È deceduto a 97 anni Cesare Romiti. Ai più giovani è un nome che non dice nulla. Per un’altra generazione è l’uomo che guidò gli interessi della Fiat nel decisivo scontro di classe nel 1980 contro gli operai della principale fabbrica italiana e, conseguentemente, contro tutto il movimento operaio nel nostro paese.
Romiti è stato il volto dell’arroganza padronale e della determinazione nel mettere in ginocchio la classe operaia alla fine di un ciclo di emancipazione storica dei lavoratori e dell’intera società. Una emancipazione che mal si adattava agli interessi materiali ed ideologici del capitalismo in Italia.
Come molte altre, la sua è una storia che nasce dal basso ma che sin da subito si integra perfettamente con i poteri forti fino a diventarne un uomo di fiducia e di punta per tutto il lavoro sporco.
Nel 1947, a 24 anni viene assuntodal Gruppo Bombrini Parodi Delfino di Colleferro in provincia di Roma. Si tratta di una grande fabbrica di produzioni militari sotto il controllo della Difesa e dei servizi segreti italiani e statunitensi. Ne diventa il direttore finanziario. Per dare un’idea della valenza dell’impianto in cui il giovane Romiti fa la gavetta, insieme a lui lavora anche Mario Schimberni, quello che sarà il futuro presidente della Montedison.

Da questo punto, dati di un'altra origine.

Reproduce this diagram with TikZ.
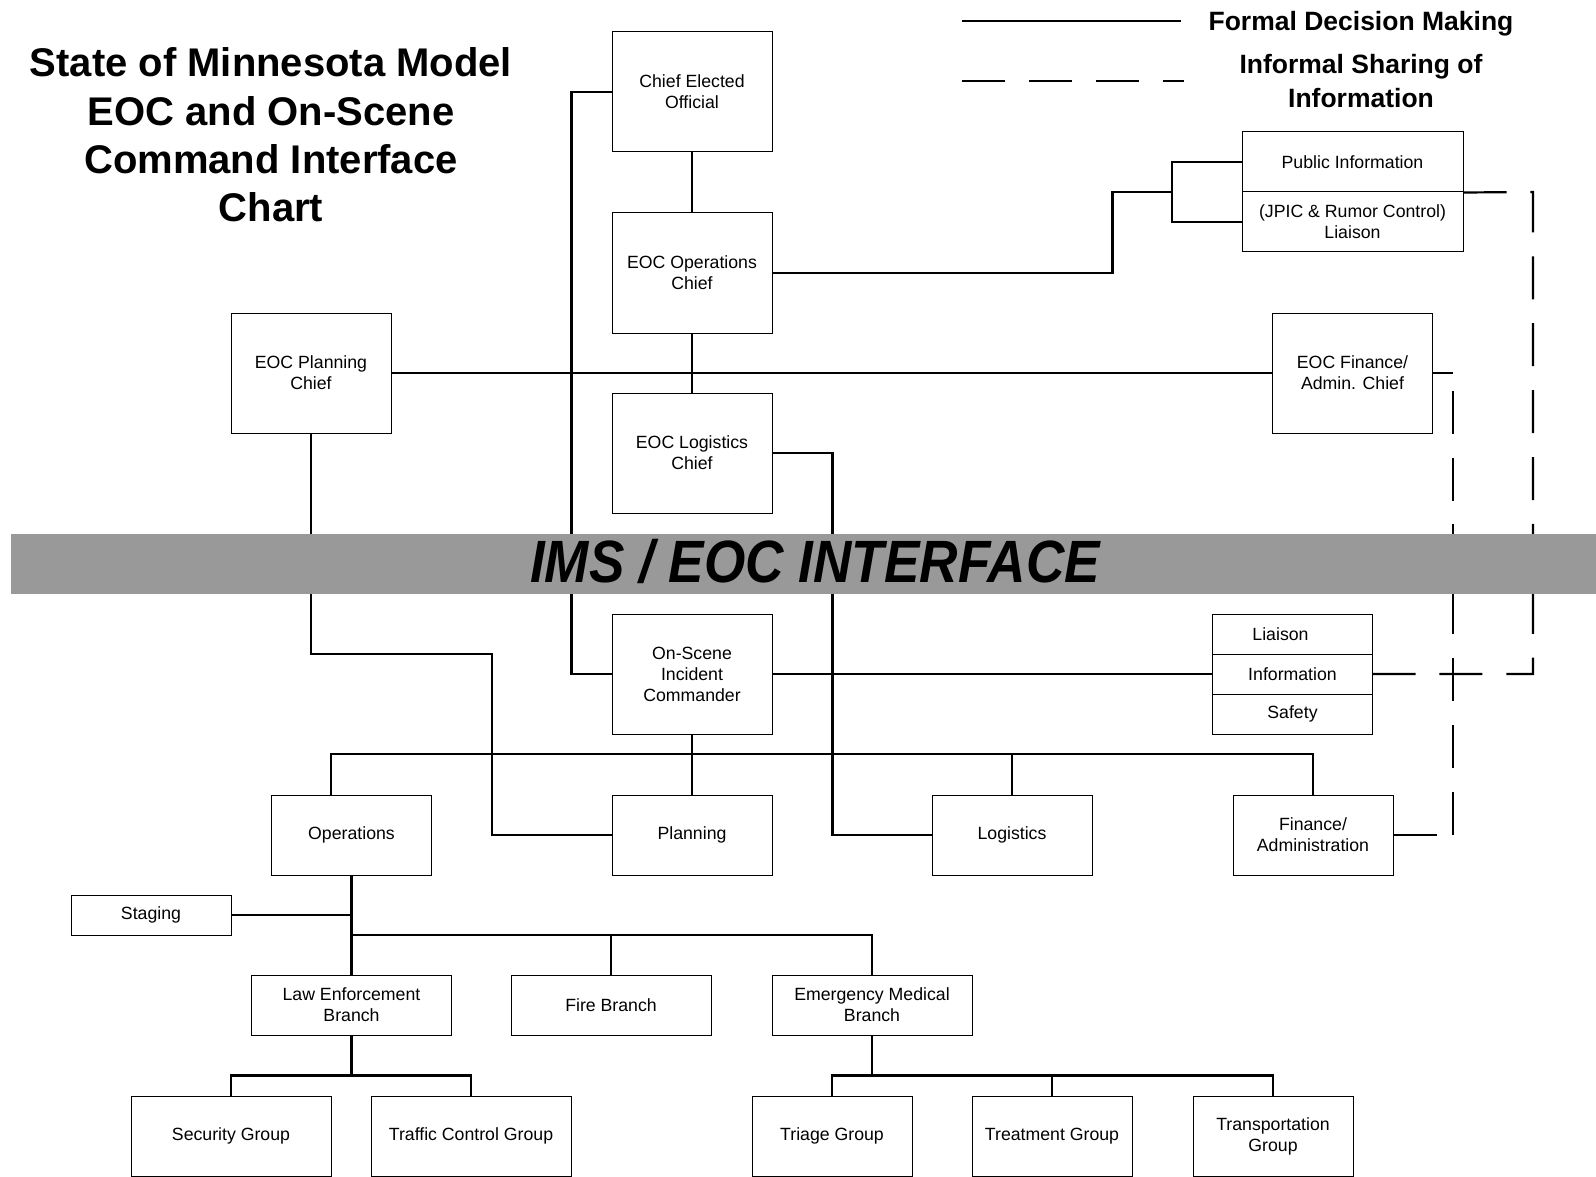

Dopo la fusione con la Snia Viscosa, nel 1968, Romiti diventa direttore generale e qui inizia a costruire un rapporto di fiducia personale con Enrico Cuccia, ossia il principe nero di Mediobanca (il salotto dominante della finanza in Italia). Lo stretto rapporto con Cuccia gli farà da battistrada nel diventare il principale manager privato in Italia.
Dopo alcuni anni come amministratore delegato all’Alitalia, nel 1974, su richiesta di Gianni Agnelli, Cuccia lo segnala come direttore centrale di finanza, amministrazione e controllo del gruppo Fiat e nel 1976 ne diventa l’amministratore delegato.
La dolorosa ristrutturazione della Fiat nasce proprio in quel salotto privato di Mediobanca in cui Romiti è di casa. E sarà Romiti a pianificare lo scontro frontale per piegare gli operai della Fiat. Prima con i 61 licenziamenti politici nel 1979 e poi con i licenziamenti di massa nel 1980.
Il 5 settembre 1980 la Fiat mette in cassaintegrazione per 18 mesi 24mila dipendenti (quasi tutti operai). L’11 settembre – dopo una settimana di trattative con i sindacati – la Fiat annuncia 14.469 licenziamenti. Romiti, definisce i licenziamenti essenziali per non fare fallire l’azienda. Sono giorni e giorni di picchetti ai cancelli della fabbrica che viene addirittura occupata. L’allora segretario del PCI Berlinguer terrà un comizio ai cancelli della Fiat annunciando (in minoranza nella segreteria del Pci) il suo sostegno alla lotta.
Romiti, sostenuto dall’intero sistema politico/mediatico (La Repubblica inclusa per intendersi, con De Benedetti avrà un rapporto di odio/amore per anni ndr), accentua lo scontro e organizza la Marcia dei Quarantamila (impiegati e funzionari della Fiat ma anche commercianti ed esponenti dell’anticomunismo diffuso) in funzione antioperaia.
I sindacati Cgil Cisl Uil invece di rispondere chiamando alla mobilitazione il movimento operaio, calano le braghe e accettano il piano Fiat sulla cassa integrazione a zero ore che diventeranno poi licenziamenti veri e propri. Nelle assemblee operaie negli stabilimenti Fiat i sindacalisti verranno presi a ombrellate, contestati e rincorsi dagli operai che si sentono traditi. Con la sconfitta del 1980 alla Fiat inizierà il ciclo regressivo delle conquiste sociali e sindacali nel nostro paese.
Con la sconfitta degli operai alla Fiat e il rapporto fiduciario con il banchiere dei banchieri Enrico Cuccia, Romiti condizionerà anche la stessa famiglia Agnelli e diventa il manager più potente d’Italia fino a metà degli anni ’90. Dimessosi dalla Fiat (con una buona uscita di 105 miliardi più 99 per il patto di non concorrenza, ndr), passerà alla Gemina, la finanziaria che controllava il gruppo editoriale Rcs (Corriere della Sera).
Insomma Romiti è stato un vero e proprio “Uomo nero” del capitalismo italiano, spietato e potentissimo, sia contro gli operai sia verso i competitori nel suo mondo. Il fatto che nel 2009 sostenne l’appello all’unità per far eleggere Napolitano a Presidente della Repubblica (in contrasto con Berlusconi) gli ha assicurato la pubblica benevolenza da salvatore della patria del tutto immeritata.
La dipartita di Romiti non merita neanche una lacrima.